-- begin --

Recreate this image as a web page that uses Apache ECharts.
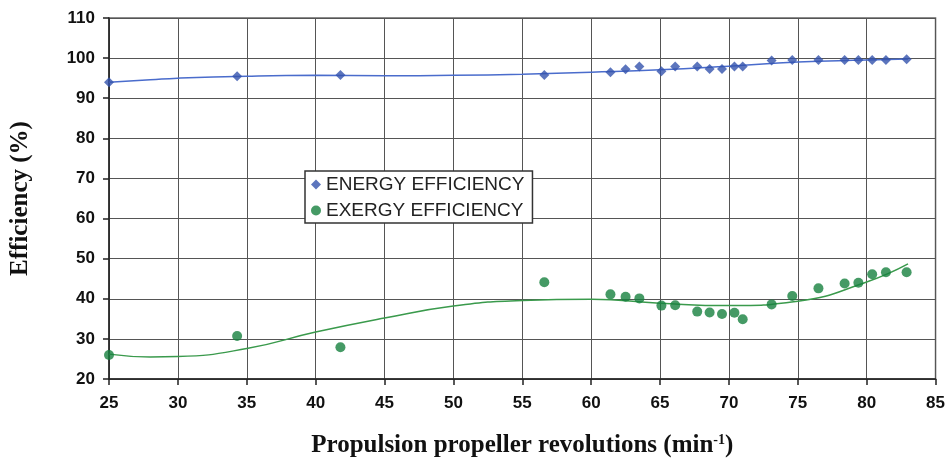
<!DOCTYPE html>
<html>
<head>
<meta charset="utf-8">
<title>Efficiency</title>
<script src="https://cdn.jsdelivr.net/npm/echarts@6/dist/echarts.min.js"></script>
</head>
<body style="margin:0;background:#fff">
<div id="main" style="width:948px;height:467px;"></div>
<script>
// propeller revolutions (min-1) for the measured points
var revs = [25, 34.3, 41.8, 56.6, 61.4, 62.5, 63.5, 65.1, 66.1, 67.7, 68.6, 69.5, 70.4, 71.0, 73.1, 74.6, 76.5, 78.4, 79.4, 80.4, 81.4, 82.9];
var energyEff = [94.0, 95.5, 95.8, 95.8, 96.5, 97.2, 97.9, 96.7, 97.9, 97.9, 97.3, 97.3, 97.9, 97.9, 99.4, 99.5, 99.5, 99.5, 99.5, 99.5, 99.5, 99.7];
var exergyEff = [26.0, 30.7, 27.9, 44.1, 41.1, 40.5, 40.1, 38.3, 38.4, 36.8, 36.6, 36.2, 36.5, 34.9, 38.6, 40.7, 42.6, 43.8, 44.0, 46.1, 46.6, 46.6];

// trend lines
var trendX = [25, 28, 30, 35, 40, 45, 50, 55, 60, 65, 70, 75, 80, 83];
var energyTrend = [94.0, 94.6, 95.0, 95.5, 95.7, 95.6, 95.7, 96.0, 96.5, 97.1, 98.0, 99.0, 99.5, 99.8];
var exergyTrend = [26.2, 25.5, 25.6, 27.6, 31.7, 35.2, 38.2, 39.6, 39.9, 38.9, 38.3, 39.4, 44.2, 48.7];

function pairs(xs, ys) {
    return xs.map(function (x, i) { return [x, ys[i]]; });
}

var blue = '#3352ad';
var green = '#17813f';

var chart = echarts.init(document.getElementById('main'));
chart.setOption({
    animation: false,
    backgroundColor: '#fff',
    grid: { left: 108, right: 12, top: 18, bottom: 88, show: true, borderColor: '#666', borderWidth: 1.5 },
    legend: {
        orient: 'vertical',
        left: 305, top: 171,
        padding: [4, 8, 3, 6],
        itemGap: 7,
        itemWidth: 10, itemHeight: 10,
        backgroundColor: '#fff',
        borderColor: '#333', borderWidth: 1.5,
        textStyle: { fontFamily: 'Liberation Sans', fontSize: 19, color: '#222' },
        data: ['ENERGY EFFICIENCY', 'EXERGY EFFICIENCY']
    },
    xAxis: {
        type: 'value', min: 25, max: 85, interval: 5,
        name: 'Propulsion propeller revolutions (min{sup|-1})',
        nameLocation: 'middle', nameGap: 54,
        nameTextStyle: {
            fontFamily: 'Liberation Serif', fontWeight: 'bold', fontSize: 25, color: '#111',
            rich: { sup: { fontFamily: 'Liberation Serif', fontWeight: 'bold', fontSize: 14, verticalAlign: 'top', padding: [0, 0, 12, 0], color: '#111' } }
        },
        axisLine: { lineStyle: { color: '#222', width: 1.5 } },
        axisTick: { length: 6, lineStyle: { color: '#222', width: 1.5 } },
        axisLabel: { margin: 16, fontFamily: 'Liberation Sans', fontWeight: 'bold', fontSize: 17, color: '#111' },
        splitLine: { lineStyle: { color: '#555', width: 1 } }
    },
    yAxis: {
        type: 'value', min: 20, max: 110, interval: 10,
        name: 'Efficiency (%)',
        nameLocation: 'middle', nameGap: 76,
        nameTextStyle: { fontFamily: 'Liberation Serif', fontWeight: 'bold', fontSize: 25, color: '#111' },
        axisLine: { show: true, lineStyle: { color: '#222', width: 1.5 } },
        axisTick: { show: true, length: 6, lineStyle: { color: '#222', width: 1.5 } },
        axisLabel: { margin: 14, fontFamily: 'Liberation Sans', fontWeight: 'bold', fontSize: 17, color: '#111' },
        splitLine: { lineStyle: { color: '#555', width: 1 } }
    },
    series: [
        {
            name: 'ENERGY EFFICIENCY', type: 'scatter', symbol: 'diamond', symbolSize: 10,
            itemStyle: { color: blue }, data: pairs(revs, energyEff), z: 5
        },
        {
            name: 'EXERGY EFFICIENCY', type: 'scatter', symbol: 'circle', symbolSize: 10,
            itemStyle: { color: green }, data: pairs(revs, exergyEff), z: 5
        },
        {
            name: 'energy trend', type: 'line', smooth: 0.5, showSymbol: false, silent: true,
            lineStyle: { color: '#4a6ccc', width: 1.5 }, data: pairs(trendX, energyTrend)
        },
        {
            name: 'exergy trend', type: 'line', smooth: 0.5, showSymbol: false, silent: true,
            lineStyle: { color: '#3a9a4c', width: 1.5 }, data: pairs(trendX, exergyTrend)
        }
    ]
});
</script>
</body>
</html>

-- end --

What the exercise asks: Starting with the first line of the data above and ending with the line containing "var green = '#17813f';", please restate every line exactly, leaving images out.

Exercise result:
Recreate this image as a web page that uses Apache ECharts.
<!DOCTYPE html>
<html>
<head>
<meta charset="utf-8">
<title>Efficiency</title>
<script src="https://cdn.jsdelivr.net/npm/echarts@6/dist/echarts.min.js"></script>
</head>
<body style="margin:0;background:#fff">
<div id="main" style="width:948px;height:467px;"></div>
<script>
// propeller revolutions (min-1) for the measured points
var revs = [25, 34.3, 41.8, 56.6, 61.4, 62.5, 63.5, 65.1, 66.1, 67.7, 68.6, 69.5, 70.4, 71.0, 73.1, 74.6, 76.5, 78.4, 79.4, 80.4, 81.4, 82.9];
var energyEff = [94.0, 95.5, 95.8, 95.8, 96.5, 97.2, 97.9, 96.7, 97.9, 97.9, 97.3, 97.3, 97.9, 97.9, 99.4, 99.5, 99.5, 99.5, 99.5, 99.5, 99.5, 99.7];
var exergyEff = [26.0, 30.7, 27.9, 44.1, 41.1, 40.5, 40.1, 38.3, 38.4, 36.8, 36.6, 36.2, 36.5, 34.9, 38.6, 40.7, 42.6, 43.8, 44.0, 46.1, 46.6, 46.6];

// trend lines
var trendX = [25, 28, 30, 35, 40, 45, 50, 55, 60, 65, 70, 75, 80, 83];
var energyTrend = [94.0, 94.6, 95.0, 95.5, 95.7, 95.6, 95.7, 96.0, 96.5, 97.1, 98.0, 99.0, 99.5, 99.8];
var exergyTrend = [26.2, 25.5, 25.6, 27.6, 31.7, 35.2, 38.2, 39.6, 39.9, 38.9, 38.3, 39.4, 44.2, 48.7];

function pairs(xs, ys) {
    return xs.map(function (x, i) { return [x, ys[i]]; });
}

var blue = '#3352ad';
var green = '#17813f';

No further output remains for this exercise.